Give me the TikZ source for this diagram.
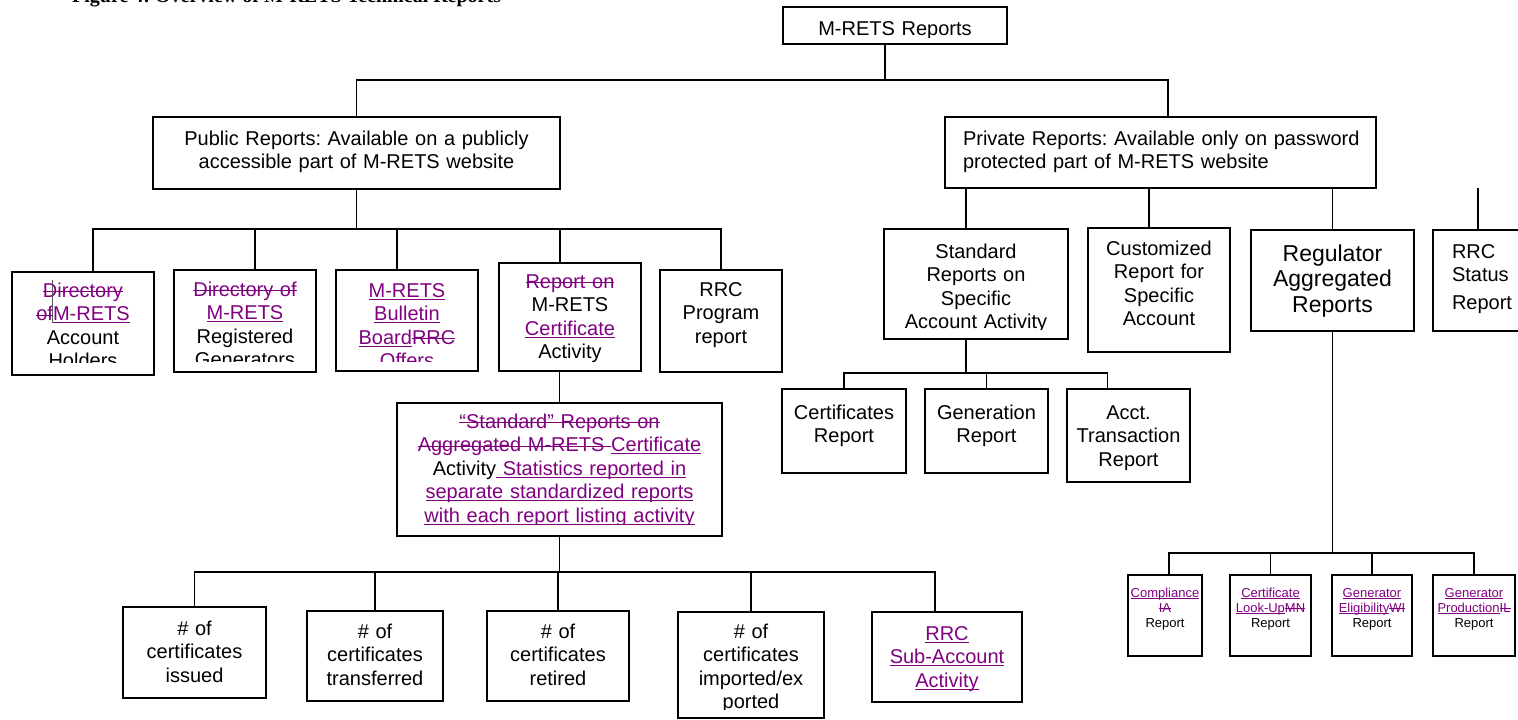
\documentclass[tikz,border=0pt]{standalone}
\usepackage{fontspec}
\setmainfont{Liberation Sans}
\newfontfamily\titlefont{Liberation Serif}
\usepackage{tikz}
\frenchspacing

\definecolor{rev}{HTML}{800080}
% inserted text: underlined, deleted text: struck out
\newcommand{\addtxt}[1]{\leavevmode{\color{rev}\setbox0\hbox{#1}\rlap{\rule[-0.13em]{\wd0}{0.055em}}\box0}}
\newcommand{\deltxt}[1]{\leavevmode{\color{rev}\setbox0\hbox{#1}\rlap{\rule[0.24em]{\wd0}{0.055em}}\box0}}

\tikzset{
    box/.style = {
        shape=rectangle,
        draw,
        line width=1.2pt,
        inner sep=0pt,
        outer sep=0pt},
    boxtext/.style = {
        anchor=north,
        inner sep=0pt,
        text width=400pt,
        align=center,
        font=\fontsize{20}{23.5}\selectfont},
    bigtext/.style = {
        boxtext,
        font=\fontsize{23}{25.5}\selectfont},
    smalltext/.style = {
        boxtext,
        font=\fontsize{13}{15}\selectfont},
    privtext/.style = {
        boxtext,
        text width=420pt,
        xshift=12.5pt,
        align=left},
    statustext/.style = {
        boxtext,
        text width=62pt,
        align=left},
    conn/.style = {
        draw,
        line width=1.2pt}
}

% box with its text cut off below a given line
% [text style]{name}{x1}{y1}{x2}{y2}{clip y}{text top}{text}
\newcommand{\repbox}[9][boxtext]{%
    \node[box, minimum width={(#5-#3)*1pt}, minimum height={(#6-#4)*1pt}]
        (#2) at ({(#3+#5)/2},{(#4+#6)/2}) {};
    \begin{scope}
        \clip (#3,#4) rectangle (#5,#7);
        \node[#1] (#2-t) at ({(#3+#5)/2},#8) {\strut#9};
    \end{scope}}

\begin{document}
\begin{tikzpicture}[
    x = 1pt,
    y = -1pt
]
\useasboundingbox (0,0) rectangle (1518,720);

\node[font=\titlefont\bfseries\fontsize{20}{24}\selectfont, anchor=base west, inner sep=0pt]
    (title) at (72,2) {Figure 4: Overview of M-RETS Technical Reports};

% top levels
\repbox{root}{783}{7}{1007}{44}{37}{18.5}{M-RETS Reports}
\repbox{pub}{153}{117}{560}{189}{189}{128.5}{Public Reports: Available on a publicly\\accessible part of M-RETS website}
\repbox[privtext]{priv}{945}{117}{1376}{188}{188}{128.5}{Private Reports: Available only on password\\protected part of M-RETS website}

% public reports
\repbox{dir1}{12}{272}{154}{375}{362}{280.5}{\deltxt{Directory}\\\deltxt{of}\addtxt{M-RETS}\\Account\\Holders}
\repbox{dir2}{174}{270}{316}{372}{361}{279.5}{\deltxt{Directory of}\\\addtxt{M-RETS}\\Registered\\Generators}
\repbox{bull}{336}{270}{478}{371}{361}{280.5}{\addtxt{M-RETS}\\\addtxt{Bulletin}\\\addtxt{Board}\deltxt{RRC}\\\deltxt{Offers}}
\repbox{repon}{499}{263}{641}{371}{364}{271.5}{\deltxt{Report on}\\M-RETS\\\addtxt{Certificate}\\Activity}
\repbox{rrcp}{660}{270}{782}{372}{372}{279.5}{RRC\\Program\\report}
\draw[gray!70!black, line width=1pt] (52,280) -- (52,323);

\repbox{agg}{397}{403}{722}{536}{524}{411.5}{\deltxt{“Standard” Reports on}\\\deltxt{Aggregated M-RETS }\addtxt{Certificate}\\Activity\addtxt{ Statistics reported in}\\\addtxt{separate standardized reports}\\\addtxt{with each report listing activity}}

\repbox{iss}{123}{607}{266}{698}{698}{618.5}{\# of\\certificates\\issued}
\repbox{trans}{307}{611}{443}{701}{701}{621.5}{\# of\\certificates\\transferred}
\repbox{ret}{487}{611}{629}{701}{701}{621.5}{\# of\\certificates\\retired}
\repbox{impt}{678}{612}{824}{718}{709}{621.5}{\# of\\certificates\\imported/ex\\ported}
\repbox{subacc}{872}{612}{1022}{702}{702}{623.5}{\addtxt{RRC}\\\addtxt{Sub-Account}\\\addtxt{Activity}}

% private reports
\repbox{std}{884}{229}{1068}{339}{329}{241.5}{Standard\\Reports on\\Specific\\Account Activity}
\repbox{cust}{1088}{228}{1230}{352}{352}{238.5}{Customized\\Report for\\Specific\\Account}
\repbox[bigtext]{reg}{1251}{230}{1414}{331}{331}{243}{Regulator\\Aggregated\\Reports}
\repbox[statustext]{rrcs}{1433}{230}{1533}{331}{331}{241.5}{RRC\\Status\\[4.5pt]Report}

\repbox{certr}{782}{389}{906}{473}{473}{402.5}{Certificates\\Report}
\repbox{genr}{925}{389}{1048}{473}{473}{402.5}{Generation\\Report}
\repbox{acctr}{1067}{389}{1190}{482}{482}{402.5}{Acct.\\Transaction\\Report}

\repbox[smalltext]{comp}{1128}{575}{1202}{656}{656}{586.5}{\addtxt{Compliance}\\\deltxt{IA}\\Report}
\repbox[smalltext]{look}{1230}{575}{1311}{656}{656}{586.5}{\addtxt{Certificate}\\\addtxt{Look-Up}\deltxt{MN}\\Report}
\repbox[smalltext]{elig}{1332}{575}{1412}{656}{656}{586.5}{\addtxt{Generator}\\\addtxt{Eligibility}\deltxt{WI}\\Report}
\repbox[smalltext]{prod}{1433}{575}{1515}{656}{656}{586.5}{\addtxt{Generator}\\\addtxt{Production}\deltxt{IL}\\Report}

% connectors
\coordinate (rbar) at ([xshift=-10pt,yshift=-36pt]root.south);
\draw[conn] ([xshift=-10pt]root.south) -- (rbar);
\draw[conn] (pub.north) |- (rbar);
\draw[conn] ([xshift=7.5pt]priv.north) |- (rbar);

\coordinate (pbar) at ([yshift=-40pt]pub.south);
\draw[conn] (pub.south) -- (pbar);
\foreach \n/\dx in {dir1/10, dir2/10, bull/-10, repon/-10, rrcp/0}
    \draw[conn] (\n.north) ++(\dx,0) |- (pbar);

\draw[conn] (agg.north) -- (agg.north |- repon.south);
\coordinate (abar) at ([yshift=-36pt]agg.south);
\draw[conn] (agg.south) -- (abar);
\foreach \n/\dx in {iss/0, trans/0, ret/0, impt/0, subacc/-12}
    \draw[conn] (\n.north) ++(\dx,0) |- (abar);

\foreach \n/\dx in {std/-10, cust/-10, reg/0}
    \draw[conn] (\n.north) ++(\dx,0) |- (priv.south);
\draw[conn] (rrcs.north) ++(-5,0) -- ++(0,-42);

\coordinate (sbar) at ([xshift=-10pt,yshift=-34pt]std.south);
\draw[conn] ([xshift=-10pt]std.south) -- (sbar);
\foreach \n/\dx in {certr/0, genr/0, acctr/-21}
    \draw[conn] (\n.north) ++(\dx,0) |- (sbar);

\coordinate (gbar) at ([yshift=-222pt]reg.south);
\draw[conn] (reg.south) -- (gbar);
\foreach \n/\dx in {comp/4, look/0, elig/0, prod/0}
    \draw[conn] (\n.north) ++(\dx,0) |- (gbar);

\end{tikzpicture}
\end{document}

_ _ _ _

What this task involves: Give the data again exactly as written, with all pictures left out.

Solved problem:
Give me the TikZ source for this diagram.
\documentclass[tikz,border=0pt]{standalone}
\usepackage{fontspec}
\setmainfont{Liberation Sans}
\newfontfamily\titlefont{Liberation Serif}
\usepackage{tikz}
\frenchspacing

\definecolor{rev}{HTML}{800080}
% inserted text: underlined, deleted text: struck out
\newcommand{\addtxt}[1]{\leavevmode{\color{rev}\setbox0\hbox{#1}\rlap{\rule[-0.13em]{\wd0}{0.055em}}\box0}}
\newcommand{\deltxt}[1]{\leavevmode{\color{rev}\setbox0\hbox{#1}\rlap{\rule[0.24em]{\wd0}{0.055em}}\box0}}

\tikzset{
    box/.style = {
        shape=rectangle,
        draw,
        line width=1.2pt,
        inner sep=0pt,
        outer sep=0pt},
    boxtext/.style = {
        anchor=north,
        inner sep=0pt,
        text width=400pt,
        align=center,
        font=\fontsize{20}{23.5}\selectfont},
    bigtext/.style = {
        boxtext,
        font=\fontsize{23}{25.5}\selectfont},
    smalltext/.style = {
        boxtext,
        font=\fontsize{13}{15}\selectfont},
    privtext/.style = {
        boxtext,
        text width=420pt,
        xshift=12.5pt,
        align=left},
    statustext/.style = {
        boxtext,
        text width=62pt,
        align=left},
    conn/.style = {
        draw,
        line width=1.2pt}
}

% box with its text cut off below a given line
% [text style]{name}{x1}{y1}{x2}{y2}{clip y}{text top}{text}
\newcommand{\repbox}[9][boxtext]{%
    \node[box, minimum width={(#5-#3)*1pt}, minimum height={(#6-#4)*1pt}]
        (#2) at ({(#3+#5)/2},{(#4+#6)/2}) {};
    \begin{scope}
        \clip (#3,#4) rectangle (#5,#7);
        \node[#1] (#2-t) at ({(#3+#5)/2},#8) {\strut#9};
    \end{scope}}

\begin{document}
\begin{tikzpicture}[
    x = 1pt,
    y = -1pt
]
\useasboundingbox (0,0) rectangle (1518,720);

\node[font=\titlefont\bfseries\fontsize{20}{24}\selectfont, anchor=base west, inner sep=0pt]
    (title) at (72,2) {Figure 4: Overview of M-RETS Technical Reports};

% top levels
\repbox{root}{783}{7}{1007}{44}{37}{18.5}{M-RETS Reports}
\repbox{pub}{153}{117}{560}{189}{189}{128.5}{Public Reports: Available on a publicly\\accessible part of M-RETS website}
\repbox[privtext]{priv}{945}{117}{1376}{188}{188}{128.5}{Private Reports: Available only on password\\protected part of M-RETS website}

% public reports
\repbox{dir1}{12}{272}{154}{375}{362}{280.5}{\deltxt{Directory}\\\deltxt{of}\addtxt{M-RETS}\\Account\\Holders}
\repbox{dir2}{174}{270}{316}{372}{361}{279.5}{\deltxt{Directory of}\\\addtxt{M-RETS}\\Registered\\Generators}
\repbox{bull}{336}{270}{478}{371}{361}{280.5}{\addtxt{M-RETS}\\\addtxt{Bulletin}\\\addtxt{Board}\deltxt{RRC}\\\deltxt{Offers}}
\repbox{repon}{499}{263}{641}{371}{364}{271.5}{\deltxt{Report on}\\M-RETS\\\addtxt{Certificate}\\Activity}
\repbox{rrcp}{660}{270}{782}{372}{372}{279.5}{RRC\\Program\\report}
\draw[gray!70!black, line width=1pt] (52,280) -- (52,323);

\repbox{agg}{397}{403}{722}{536}{524}{411.5}{\deltxt{“Standard” Reports on}\\\deltxt{Aggregated M-RETS }\addtxt{Certificate}\\Activity\addtxt{ Statistics reported in}\\\addtxt{separate standardized reports}\\\addtxt{with each report listing activity}}

\repbox{iss}{123}{607}{266}{698}{698}{618.5}{\# of\\certificates\\issued}
\repbox{trans}{307}{611}{443}{701}{701}{621.5}{\# of\\certificates\\transferred}
\repbox{ret}{487}{611}{629}{701}{701}{621.5}{\# of\\certificates\\retired}
\repbox{impt}{678}{612}{824}{718}{709}{621.5}{\# of\\certificates\\imported/ex\\ported}
\repbox{subacc}{872}{612}{1022}{702}{702}{623.5}{\addtxt{RRC}\\\addtxt{Sub-Account}\\\addtxt{Activity}}

% private reports
\repbox{std}{884}{229}{1068}{339}{329}{241.5}{Standard\\Reports on\\Specific\\Account Activity}
\repbox{cust}{1088}{228}{1230}{352}{352}{238.5}{Customized\\Report for\\Specific\\Account}
\repbox[bigtext]{reg}{1251}{230}{1414}{331}{331}{243}{Regulator\\Aggregated\\Reports}
\repbox[statustext]{rrcs}{1433}{230}{1533}{331}{331}{241.5}{RRC\\Status\\[4.5pt]Report}

\repbox{certr}{782}{389}{906}{473}{473}{402.5}{Certificates\\Report}
\repbox{genr}{925}{389}{1048}{473}{473}{402.5}{Generation\\Report}
\repbox{acctr}{1067}{389}{1190}{482}{482}{402.5}{Acct.\\Transaction\\Report}

\repbox[smalltext]{comp}{1128}{575}{1202}{656}{656}{586.5}{\addtxt{Compliance}\\\deltxt{IA}\\Report}
\repbox[smalltext]{look}{1230}{575}{1311}{656}{656}{586.5}{\addtxt{Certificate}\\\addtxt{Look-Up}\deltxt{MN}\\Report}
\repbox[smalltext]{elig}{1332}{575}{1412}{656}{656}{586.5}{\addtxt{Generator}\\\addtxt{Eligibility}\deltxt{WI}\\Report}
\repbox[smalltext]{prod}{1433}{575}{1515}{656}{656}{586.5}{\addtxt{Generator}\\\addtxt{Production}\deltxt{IL}\\Report}

% connectors
\coordinate (rbar) at ([xshift=-10pt,yshift=-36pt]root.south);
\draw[conn] ([xshift=-10pt]root.south) -- (rbar);
\draw[conn] (pub.north) |- (rbar);
\draw[conn] ([xshift=7.5pt]priv.north) |- (rbar);

\coordinate (pbar) at ([yshift=-40pt]pub.south);
\draw[conn] (pub.south) -- (pbar);
\foreach \n/\dx in {dir1/10, dir2/10, bull/-10, repon/-10, rrcp/0}
    \draw[conn] (\n.north) ++(\dx,0) |- (pbar);

\draw[conn] (agg.north) -- (agg.north |- repon.south);
\coordinate (abar) at ([yshift=-36pt]agg.south);
\draw[conn] (agg.south) -- (abar);
\foreach \n/\dx in {iss/0, trans/0, ret/0, impt/0, subacc/-12}
    \draw[conn] (\n.north) ++(\dx,0) |- (abar);

\foreach \n/\dx in {std/-10, cust/-10, reg/0}
    \draw[conn] (\n.north) ++(\dx,0) |- (priv.south);
\draw[conn] (rrcs.north) ++(-5,0) -- ++(0,-42);

\coordinate (sbar) at ([xshift=-10pt,yshift=-34pt]std.south);
\draw[conn] ([xshift=-10pt]std.south) -- (sbar);
\foreach \n/\dx in {certr/0, genr/0, acctr/-21}
    \draw[conn] (\n.north) ++(\dx,0) |- (sbar);

\coordinate (gbar) at ([yshift=-222pt]reg.south);
\draw[conn] (reg.south) -- (gbar);
\foreach \n/\dx in {comp/4, look/0, elig/0, prod/0}
    \draw[conn] (\n.north) ++(\dx,0) |- (gbar);

\end{tikzpicture}
\end{document}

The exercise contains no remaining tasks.